The initializer can be asynchronous, if you want to fetch URLs from an external source.

async init() {
  const response = await fetch('...');
  const json = await response.json<{ urls: string[] }>();
  return json.urls;
}

Schema

The schema of a crawler on Crawlspace is responsible for setting column types and constraints for your crawler’s SQLite table. Return a Zod object in the schema() function to define your schema. Here’s an example:

schema({ z }) {
  return z.object({
    job_title: z.string(),
    is_remote: z.boolean(),
    salary_range: z.array(z.number()),
  });
}

See Types to learn the mapping between Zod types and their corresponding column types.
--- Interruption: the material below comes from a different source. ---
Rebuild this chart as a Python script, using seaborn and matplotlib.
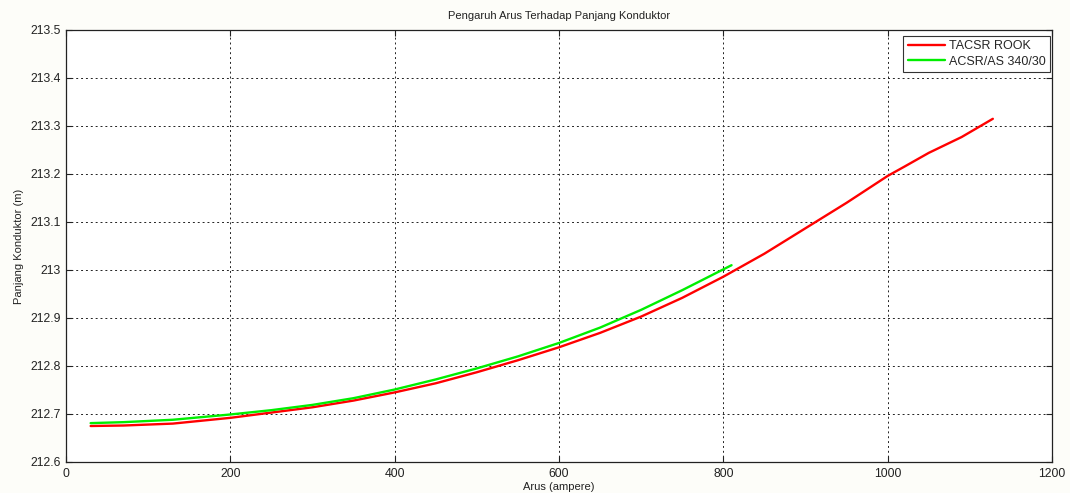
import numpy as np
import pandas as pd
import matplotlib
matplotlib.use("Agg")
import matplotlib.pyplot as plt
import seaborn as sns

# Conductor length vs. current for two conductor types
arus_tacsr = [30, 70, 130, 200, 250, 300, 350, 400, 450, 500, 550, 600, 650,
              700, 750, 800, 850, 900, 950, 1000, 1020, 1050, 1090, 1128]
panjang_tacsr = [212.675, 212.676, 212.680, 212.692, 212.703, 212.714, 212.728,
                 212.745, 212.764, 212.787, 212.812, 212.839, 212.869, 212.903,
                 212.942, 212.986, 213.034, 213.087, 213.140, 213.196, 213.215,
                 213.244, 213.277, 213.315]

arus_acsr = [30, 70, 130, 200, 250, 300, 350, 400, 450, 500, 550, 600, 650,
             700, 750, 810]
panjang_acsr = [212.681, 212.683, 212.688, 212.699, 212.708, 212.719, 212.733,
                212.751, 212.772, 212.795, 212.820, 212.848, 212.880, 212.917,
                212.958, 213.010]

series_names = ["TACSR ROOK", "ACSR/AS 340/30"]
series_colors = ["#ff0000", "#00ee00"]

x_ticks = [0, 200, 400, 600, 800, 1000, 1200]
y_ticks = [212.6, 212.7, 212.8, 212.9, 213.0, 213.1, 213.2, 213.3, 213.4, 213.5]
y_tick_labels = ["212.6", "212.7", "212.8", "212.9", "213", "213.1", "213.2",
                 "213.3", "213.4", "213.5"]

df = pd.concat([
    pd.DataFrame({"Arus": arus_tacsr, "Panjang": panjang_tacsr, "Konduktor": series_names[0]}),
    pd.DataFrame({"Arus": arus_acsr, "Panjang": panjang_acsr, "Konduktor": series_names[1]}),
], ignore_index=True)

sns.set_style("white")
plt.rcParams["font.family"] = ["Liberation Sans", "DejaVu Sans"]

fig = plt.figure(figsize=(10.7, 4.93), dpi=100, facecolor="#fdfdf9")
ax = fig.add_axes([66 / 1070, 1 - 462 / 493, (1052 - 66) / 1070, (462 - 30) / 493])
ax.set_facecolor("white")

sns.lineplot(data=df, x="Arus", y="Panjang", hue="Konduktor",
             palette=dict(zip(series_names, series_colors)),
             linewidth=1.7, sort=False, estimator=None, ax=ax)

ax.set_xlim(0, 1200)
ax.set_ylim(212.6, 213.5)
ax.set_xticks(x_ticks)
ax.set_yticks(y_ticks)
ax.set_yticklabels(y_tick_labels)
ax.tick_params(direction="in", length=4, width=0.8, colors="#222222",
               labelsize=8.8, top=True, right=True, bottom=True, left=True)
ax.tick_params(axis="x", pad=4)
ax.grid(True, color="#222222", linestyle=(0, (2, 3)), linewidth=0.7)
for s in ax.spines.values():
    s.set_color("#222222")
    s.set_linewidth(0.9)

ax.set_xlabel("Arus (ampere)", fontsize=8, color="#222222", labelpad=2)
ax.set_ylabel("Panjang Konduktor (m)", fontsize=8, color="#222222", labelpad=5)
ax.set_title("Pengaruh Arus Terhadap Panjang Konduktor", fontsize=8,
             color="#222222", pad=8)

leg = ax.legend(loc="upper right", bbox_to_anchor=(0.998, 0.986),
                fontsize=9, frameon=True, fancybox=False,
                framealpha=1, edgecolor="#333333", borderpad=0.35,
                handlelength=2.95, handletextpad=0.35, borderaxespad=0,
                labelspacing=0.25)
leg.get_frame().set_linewidth(0.8)

fig.savefig("out.png", dpi=100, facecolor=fig.get_facecolor())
Every column is nullable. This helps with migrations between deploys.

Response handler

The response handler is the meat and potatoes of your crawler. Here you write custom logic to do whatever you’d like! Below is an example that scrapes data and inserts it into SQLite.

Remember: by the time the handler runs, the request has already been made. Use the handler to process the page’s DOM rather than fetch new requests.

onResponse({ $, $$, enqueue }) {
  // $ is shorthand for document.querySelector()
  // $$ is shorthand for Array.from(document.querySelectorAll())
  const title = $('head > title')?.innerText;
  const description = $('meta[name="description"]')?.getAttribute('content');
  // these keys should match what you've specified in `schema()`
  const row = { title, description };

  // find URLs to enqueue to continue the crawl
  enqueue($$("a[href]"));

  return {
    insert: { row },
  };
}

At the end of the day, it’s just JavaScript, which means that you can import any dependency installed by your favorite package manager to help you write your crawler.

Usage with Git

Use Git to version control your crawler. It’s recommended to put all of your crawlers into a single Git repo, rather than create a Git repo for each crawler. In other words, you will have a better experience if your .git directory is a sibling to the crawlspace.toml file.

You can also split up your crawler into multiple files if it starts to grow unwieldily — just make sure that the initializer, schema, and response handler are exported as the default object of the entry file.